Итак, вы видите, парресиаст — это тот, кто рискует. Конечно, этот риск не всегда связан с риском для жизни. Например, когда вы видите, что друг делает что-то не так, и вы рискуете навлечь на себя его гнев, сказав ему, что он неправ, вы действуете как парресиаст. В таком случае вы не рискуете своей жизнью, но вы можете навредить ему своими замечаниями, и ваша дружба может впоследствии пострадать из–за этого. Зато в политических дебатах оратор рискует потерять свою популярность, потому что его мнения противоречат мнению большинства или его мнения могут привести к политическому скандалу, но это использование парресии. Истинная речь связана с мужеством, осуществляемым перед лицом опасности: она требует смелости говорить правду, несмотря на некоторую опасность. И в своей крайней форме, говорение правду приводит к игре жизни или смерти. Именно потому, что парресиасты должны рисковать, говоря правду, король или тиран обычно не могут использовать парресию, ибо он ничем не рискует.

Когда вы принимаете парресию, в которой раскрывается ваша собственная жизнь, вы вступаете в особые отношения с самим собой: вы рискуете умереть, чтобы сказать правду, вместо того, чтобы успокоиться и оказаться в безопасности, когда правда остается невысказанной.
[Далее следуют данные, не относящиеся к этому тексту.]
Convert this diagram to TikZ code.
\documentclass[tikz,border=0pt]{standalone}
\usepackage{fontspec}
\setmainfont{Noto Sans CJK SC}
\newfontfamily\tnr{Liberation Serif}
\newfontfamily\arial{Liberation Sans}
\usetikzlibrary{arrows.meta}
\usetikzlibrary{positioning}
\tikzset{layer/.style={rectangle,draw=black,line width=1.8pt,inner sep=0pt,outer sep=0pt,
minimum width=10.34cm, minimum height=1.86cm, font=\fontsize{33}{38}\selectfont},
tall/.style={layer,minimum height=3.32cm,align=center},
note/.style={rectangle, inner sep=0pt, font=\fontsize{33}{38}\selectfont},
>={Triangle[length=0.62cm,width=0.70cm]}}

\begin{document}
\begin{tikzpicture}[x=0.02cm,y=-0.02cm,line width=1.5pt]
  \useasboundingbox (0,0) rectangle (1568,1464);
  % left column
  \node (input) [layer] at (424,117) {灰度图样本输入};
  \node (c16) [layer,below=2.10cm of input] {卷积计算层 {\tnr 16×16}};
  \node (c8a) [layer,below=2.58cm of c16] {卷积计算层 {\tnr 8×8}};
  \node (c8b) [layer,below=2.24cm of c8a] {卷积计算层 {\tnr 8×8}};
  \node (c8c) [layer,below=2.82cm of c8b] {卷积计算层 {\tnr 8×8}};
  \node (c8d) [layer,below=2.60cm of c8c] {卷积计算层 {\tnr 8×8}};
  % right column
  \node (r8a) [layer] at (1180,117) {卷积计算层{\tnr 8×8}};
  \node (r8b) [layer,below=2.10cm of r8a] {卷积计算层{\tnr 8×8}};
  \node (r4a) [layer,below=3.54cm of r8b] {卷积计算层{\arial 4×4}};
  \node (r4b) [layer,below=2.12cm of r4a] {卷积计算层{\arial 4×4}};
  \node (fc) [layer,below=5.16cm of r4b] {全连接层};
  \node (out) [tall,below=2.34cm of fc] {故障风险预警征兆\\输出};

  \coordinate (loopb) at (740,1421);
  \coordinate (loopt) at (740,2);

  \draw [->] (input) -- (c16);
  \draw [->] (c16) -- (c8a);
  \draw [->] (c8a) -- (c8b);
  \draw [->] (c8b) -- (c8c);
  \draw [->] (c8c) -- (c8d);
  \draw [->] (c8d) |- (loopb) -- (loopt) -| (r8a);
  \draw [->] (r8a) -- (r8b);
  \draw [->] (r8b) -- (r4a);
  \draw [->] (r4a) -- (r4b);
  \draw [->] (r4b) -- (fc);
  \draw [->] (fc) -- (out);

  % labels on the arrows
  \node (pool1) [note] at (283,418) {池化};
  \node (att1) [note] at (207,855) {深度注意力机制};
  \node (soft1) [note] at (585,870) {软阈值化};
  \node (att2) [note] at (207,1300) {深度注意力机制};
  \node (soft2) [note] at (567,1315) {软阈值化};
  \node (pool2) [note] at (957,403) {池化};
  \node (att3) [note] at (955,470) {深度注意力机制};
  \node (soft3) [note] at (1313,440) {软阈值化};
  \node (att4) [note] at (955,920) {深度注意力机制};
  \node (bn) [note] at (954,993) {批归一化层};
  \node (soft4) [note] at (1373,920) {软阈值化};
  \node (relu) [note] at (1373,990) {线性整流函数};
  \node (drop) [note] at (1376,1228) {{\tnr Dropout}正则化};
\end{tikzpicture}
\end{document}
Конечно, угроза смерти исходит от Другого, и поэтому требует отношения с Другими. Но в первую очередь, парресиаст выбирает особые отношения с самим собой: он предпочитает видеть себя рассказчиком правды, а не живым существом, которое лживо по отношению к себе.

Критика

Если во время судебного разбирательства вы говорите что-то, что может быть использовано против вас, вы, возможно, не используете парресию, несмотря на то, что вы искренни и что вы верите в то, что вы говорите, даже если вы подвергаете себя опасности. При использовании истины в речи опасность всегда исходит из того факта, что упомянутая истина способна причинить вред или разозлить собеседника. Таким образом, она всегда является игрой между тем, кто говорит правду, и собеседником. Например, парресия может быть советом о том, что собеседник должен вести себя определенным образом или что он не прав в том, что он думает, или в том, как он действует, и тому подобное. Или парресия может быть признанием того, что сделал сам говорящий, поскольку он делает это признание тому, кто осуществляет над ним власть и способен осудить или наказать его за то, что он сделал. Итак, вы видите, что функция парресии заключается не в том, чтобы показать правду кому-либо, но имеет функцию критики: критика собеседника или самого говорящего.

Парресиаст всегда менее могуществен, чем тот, с кем он разговаривает. Говорение истины приходит снизу и направлена к верху. Вот почему древний грек не сказал бы, что учитель или отец, который критикует ребенка, использует истинную речь. Но когда философ критикует тирана или когда гражданин критикует большинство, когда ученик критикует своего учителя — это ораторское искусство парресии.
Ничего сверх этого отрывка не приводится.